28 Feb 2022  by argusmedia.com   
Australian energy firm Squadron Energy plans to build a A$3bn ($2.15bn) wind, solar photovoltaic (PV) and battery project in Queensland.

The project will have a nameplate capacity of more than 1,000MW. It will be located about 150km south of Mackay in Queensland and to the north and east of the state's main coal producing region in the Bowen basin.

The Clarke Creek wind and solar project was being developed by Australian renewable energy firm Lacour Energy and Chinese-owned wind turbine maker Goldwind, which together were developing stage one of the project of 450MW of wind.

Squadron, which is privately owned by Australian mining entrepreneur Andrew Forrest, has acquired stage one and two of the Clarke Creek project. Stage one is expected to go online in 2024, with stage two possibly coming online in 2026, the firm said. The first stage of the project has a 15-year supply agreement with Queensland state-owned utility Stanwell Energy.
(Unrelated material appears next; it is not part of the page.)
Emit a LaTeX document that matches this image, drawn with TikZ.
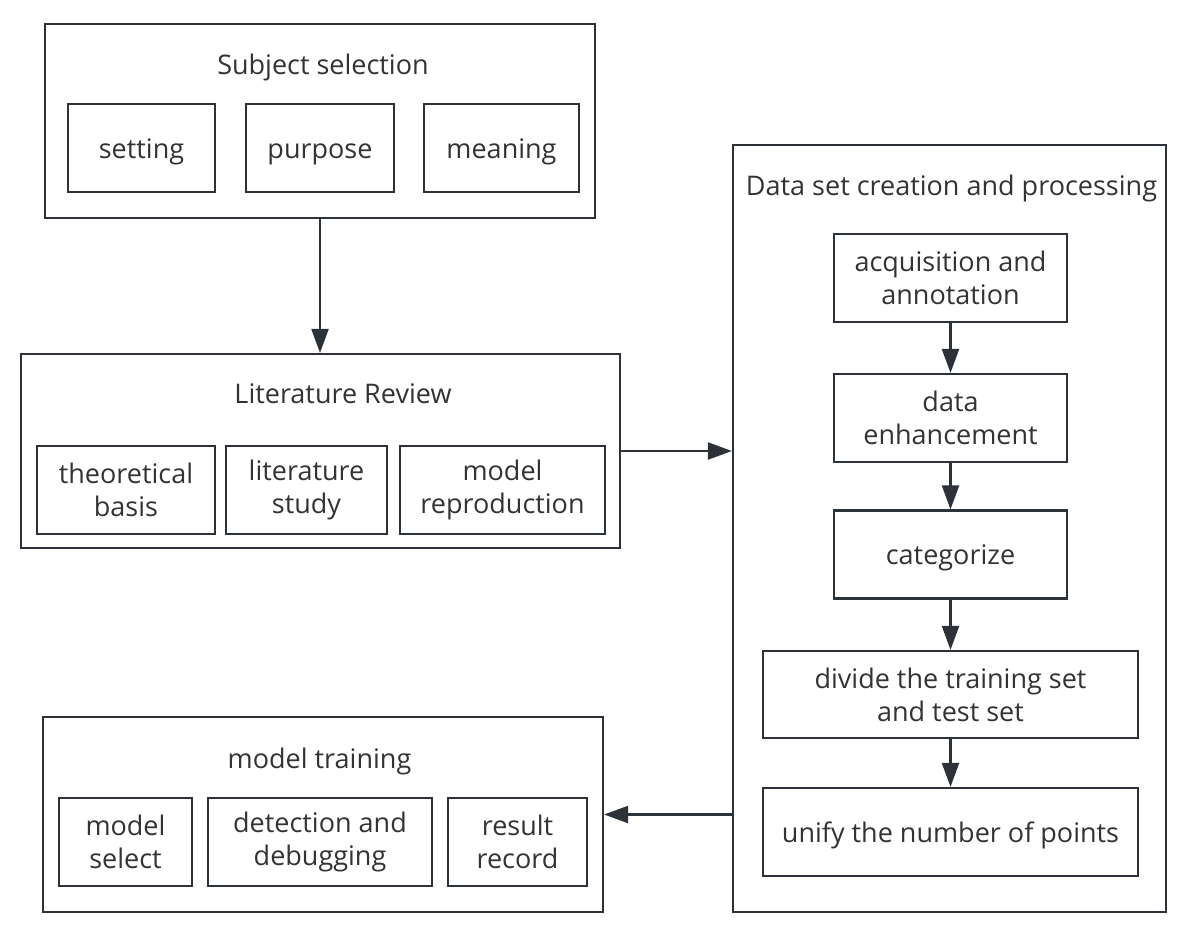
\documentclass[tikz,border=0pt]{standalone}
\usepackage{fontspec}
\setmainfont{Open Sans}
\usetikzlibrary{arrows.meta}

\definecolor{rand}{RGB}{45,50,56}
\definecolor{schrift}{RGB}{51,51,51}

\tikzset{
  box/.style={draw=rand, line width=2.2pt, inner sep=0pt, align=center,
    text=schrift, font=\fontsize{27pt}{33pt}\selectfont},
  einzeilig/.style={text height=20pt, text depth=0pt},
  groupbox/.style={draw=rand, line width=2.2pt, inner sep=0pt},
  titel/.style={anchor=base, text=schrift, font=\fontsize{27pt}{33pt}\selectfont},
  arr/.style={draw=rand, line width=2.2pt, -{Triangle[length=24pt,width=17pt]}}
}

\begin{document}
\begin{tikzpicture}[x=1pt, y=-1pt]
  \useasboundingbox (0,0) rectangle (1193,945);

  % Subject selection
  \node[groupbox, minimum width=550, minimum height=194] (subj) at (320,121) {};
  \node[titel] (subjT) at (323,74) {Subject selection};
  \foreach \name/\x/\w/\txt in {set/141.5/147/setting, pur/320/148/purpose, mea/501.5/155/meaning}
    \node[box, einzeilig, minimum width=\w, minimum height=88] (\name) at (\x,148) {\txt};

  % Literature Review
  \node[groupbox, minimum width=599, minimum height=194] (lit) at (320.5,451) {};
  \node[titel] (litT) at (343,403) {Literature Review};
  \foreach \name/\x/\w/\txt in {theo/126/178/{theoretical\\basis},
      stud/306.5/161/{literature\\study}, repr/502.5/205/{model\\reproduction}}
    \node[box, minimum width=\w, minimum height=88] (\name) at (\x,490) {\txt};

  % Data set creation and processing
  \node[groupbox, minimum width=433, minimum height=767] (data) at (949.5,528.5) {};
  \node[titel] (dataT) at (951.5,195) {Data set creation and processing};
  \foreach \name/\y/\txt in {acq/278/{acquisition and\\annotation},
      enh/418/{data\\enhancement}}
    \node[box, minimum width=233, minimum height=88] (\name) at (950.5,\y) {\txt};
  \node[box, einzeilig, minimum width=233, minimum height=88] (cat) at (950.5,554.5) {categorize};
  \node[box, minimum width=375, minimum height=87] (div) at (950.5,694.5) {divide the training set\\and test set};
  \node[box, einzeilig, minimum width=375, minimum height=88] (uni) at (950.5,832) {unify the number of points};

  % model training
  \node[groupbox, minimum width=560, minimum height=195] (mt) at (323,814.5) {};
  \node[titel] (mtT) at (319.5,768) {model training};
  \foreach \name/\x/\w/\txt in {msel/125.5/133/{model\\select},
      det/320/224/{detection and\\debugging}, res/517.5/139/{result\\record}}
    \node[box, minimum width=\w, minimum height=88] (\name) at (\x,842) {\txt};

  % Pfeile
  \draw[arr] (subj.south) -- (subj.south |- lit.north);
  \draw[arr] (lit.east) -- (lit.east -| data.west);
  \draw[arr] (acq) -- (enh);
  \draw[arr] (enh) -- (cat);
  \draw[arr] (cat) -- (div);
  \draw[arr] (div) -- (uni);
  \draw[arr] (mt.east -| data.west) -- (mt.east);

\end{tikzpicture}
\end{document}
The acquisition of the Clarke Creek project coincides with another arm of Forrest's business empire announcing that it had started construction work on the 2,000 MW/yr electrolyser plant at Gladstone in Queensland, which is expected to come on line in 2023, said Fortescue Future Industries (FFI), the green energy arm of Australia's third-largest iron ore producer Fortescue Metals Group. Forrest is the largest shareholder in Fortescue Metals.
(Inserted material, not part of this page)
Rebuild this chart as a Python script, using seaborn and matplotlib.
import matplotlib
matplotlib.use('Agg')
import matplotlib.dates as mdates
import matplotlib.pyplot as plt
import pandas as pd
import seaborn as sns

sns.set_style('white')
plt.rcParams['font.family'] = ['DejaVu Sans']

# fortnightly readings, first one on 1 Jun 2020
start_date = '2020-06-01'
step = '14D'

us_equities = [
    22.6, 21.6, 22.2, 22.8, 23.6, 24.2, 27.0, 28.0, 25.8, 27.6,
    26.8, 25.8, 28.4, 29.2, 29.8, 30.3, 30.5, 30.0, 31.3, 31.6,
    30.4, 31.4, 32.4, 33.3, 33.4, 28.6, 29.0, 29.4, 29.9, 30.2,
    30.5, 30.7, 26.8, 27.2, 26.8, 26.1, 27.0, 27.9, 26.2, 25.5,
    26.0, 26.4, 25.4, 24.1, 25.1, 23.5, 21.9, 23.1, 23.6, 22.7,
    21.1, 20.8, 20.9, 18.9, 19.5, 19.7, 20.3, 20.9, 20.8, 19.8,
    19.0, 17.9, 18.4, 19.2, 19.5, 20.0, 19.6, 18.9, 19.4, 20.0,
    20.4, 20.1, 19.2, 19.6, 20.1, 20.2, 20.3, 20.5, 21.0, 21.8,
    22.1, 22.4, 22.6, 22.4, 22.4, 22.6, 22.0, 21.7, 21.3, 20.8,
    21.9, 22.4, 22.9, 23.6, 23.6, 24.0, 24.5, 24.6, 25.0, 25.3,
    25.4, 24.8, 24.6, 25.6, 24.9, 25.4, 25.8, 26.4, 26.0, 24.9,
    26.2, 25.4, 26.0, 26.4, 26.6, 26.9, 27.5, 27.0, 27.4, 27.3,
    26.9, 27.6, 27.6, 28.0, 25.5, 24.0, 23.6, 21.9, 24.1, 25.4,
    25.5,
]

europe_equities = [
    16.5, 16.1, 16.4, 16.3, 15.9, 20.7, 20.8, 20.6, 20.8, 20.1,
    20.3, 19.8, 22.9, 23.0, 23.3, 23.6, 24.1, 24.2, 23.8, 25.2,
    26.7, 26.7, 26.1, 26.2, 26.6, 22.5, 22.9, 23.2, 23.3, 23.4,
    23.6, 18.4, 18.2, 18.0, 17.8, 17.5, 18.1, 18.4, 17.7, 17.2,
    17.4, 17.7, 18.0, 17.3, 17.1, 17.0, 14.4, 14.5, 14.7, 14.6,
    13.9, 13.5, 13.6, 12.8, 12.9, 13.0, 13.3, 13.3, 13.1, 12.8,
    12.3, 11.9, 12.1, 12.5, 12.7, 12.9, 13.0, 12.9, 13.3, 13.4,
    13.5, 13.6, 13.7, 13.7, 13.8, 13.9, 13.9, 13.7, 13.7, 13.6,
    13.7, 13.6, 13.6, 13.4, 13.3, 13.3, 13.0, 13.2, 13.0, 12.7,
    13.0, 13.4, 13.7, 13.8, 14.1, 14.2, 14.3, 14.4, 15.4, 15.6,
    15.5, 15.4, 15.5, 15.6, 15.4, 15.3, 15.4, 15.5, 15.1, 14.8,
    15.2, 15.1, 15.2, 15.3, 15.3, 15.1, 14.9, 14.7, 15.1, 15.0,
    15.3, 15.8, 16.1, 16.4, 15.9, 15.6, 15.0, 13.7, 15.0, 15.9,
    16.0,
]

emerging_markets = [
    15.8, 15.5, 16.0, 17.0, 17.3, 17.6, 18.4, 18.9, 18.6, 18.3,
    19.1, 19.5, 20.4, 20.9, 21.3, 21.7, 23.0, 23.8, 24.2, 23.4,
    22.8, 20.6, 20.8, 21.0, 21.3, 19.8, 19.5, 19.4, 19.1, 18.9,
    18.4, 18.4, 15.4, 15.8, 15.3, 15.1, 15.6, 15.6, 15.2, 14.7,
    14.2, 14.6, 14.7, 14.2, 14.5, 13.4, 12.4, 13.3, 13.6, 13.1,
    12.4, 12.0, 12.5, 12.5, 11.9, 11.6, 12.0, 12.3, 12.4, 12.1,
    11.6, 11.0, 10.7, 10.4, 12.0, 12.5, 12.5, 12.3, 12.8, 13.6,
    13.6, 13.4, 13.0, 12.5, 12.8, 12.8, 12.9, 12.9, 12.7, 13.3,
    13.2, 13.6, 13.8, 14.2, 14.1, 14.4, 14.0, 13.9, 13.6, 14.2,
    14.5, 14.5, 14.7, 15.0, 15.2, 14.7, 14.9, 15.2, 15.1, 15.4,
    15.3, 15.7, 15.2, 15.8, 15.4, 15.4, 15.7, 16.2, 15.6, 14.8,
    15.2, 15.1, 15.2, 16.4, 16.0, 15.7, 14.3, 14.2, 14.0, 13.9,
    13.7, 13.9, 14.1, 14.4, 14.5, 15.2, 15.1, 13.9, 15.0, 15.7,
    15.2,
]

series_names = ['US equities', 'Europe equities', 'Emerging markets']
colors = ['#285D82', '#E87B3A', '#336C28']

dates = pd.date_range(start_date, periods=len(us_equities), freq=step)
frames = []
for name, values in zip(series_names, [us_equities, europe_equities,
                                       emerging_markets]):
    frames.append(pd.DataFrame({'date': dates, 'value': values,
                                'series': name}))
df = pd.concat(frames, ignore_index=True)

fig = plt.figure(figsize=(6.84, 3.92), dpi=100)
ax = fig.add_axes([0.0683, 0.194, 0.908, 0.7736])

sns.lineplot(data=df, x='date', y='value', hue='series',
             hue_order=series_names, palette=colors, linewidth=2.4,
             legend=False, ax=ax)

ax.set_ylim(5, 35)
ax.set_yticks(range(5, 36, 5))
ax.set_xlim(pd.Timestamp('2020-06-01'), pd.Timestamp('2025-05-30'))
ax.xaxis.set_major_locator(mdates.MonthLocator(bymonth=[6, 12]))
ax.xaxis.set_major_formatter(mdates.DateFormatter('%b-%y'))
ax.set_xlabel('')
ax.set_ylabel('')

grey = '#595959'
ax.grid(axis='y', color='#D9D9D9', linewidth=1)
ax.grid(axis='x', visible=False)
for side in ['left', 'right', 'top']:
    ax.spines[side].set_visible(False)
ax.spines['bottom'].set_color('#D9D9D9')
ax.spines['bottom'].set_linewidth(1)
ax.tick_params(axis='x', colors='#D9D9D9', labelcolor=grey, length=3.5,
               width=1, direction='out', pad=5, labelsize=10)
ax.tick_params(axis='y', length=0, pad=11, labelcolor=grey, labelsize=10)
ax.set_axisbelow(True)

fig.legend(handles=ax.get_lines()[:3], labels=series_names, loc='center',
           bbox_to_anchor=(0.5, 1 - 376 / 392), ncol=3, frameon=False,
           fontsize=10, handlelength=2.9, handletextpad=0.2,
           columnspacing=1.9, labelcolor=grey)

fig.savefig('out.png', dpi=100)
The first stage of construction is the A$114mn electrolyser facility that will form part of a larger manufacturing plant supplying equipment such as cables, batteries, wind turbines and solar panels to renewable energy projects, FFI said. The electrolyser facility will also produce more than 200,000t/yr of green hydrogen.

The first electrolysers manufactured at the facility in early 2023 are earmarked to be used in Queensland at FFI's proposed green hydrogen to ammonia project at Gibson Island. FFI said it was working with Australian fertilizer and chemicals firm Incitec Pivot in October to study converting the 50,000 t/yr Gibson Island ammonia production facility to green hydrogen from natural gas as a feedstock.

The electrolyser factory is a 50-50 joint venture, subject to approvals, between FFI and US hydrogen fuel cell producer Plug Power.

The Clarke Creek wind and solar project, once on line, would make a significant contribution to achieving Queensland's greenhouse gas (GHG) reduction target of 30pc below 2005 levels by 2030. Coal fuels around 75pc of Queensland's power generation, and is the largest single source of the state's emissions.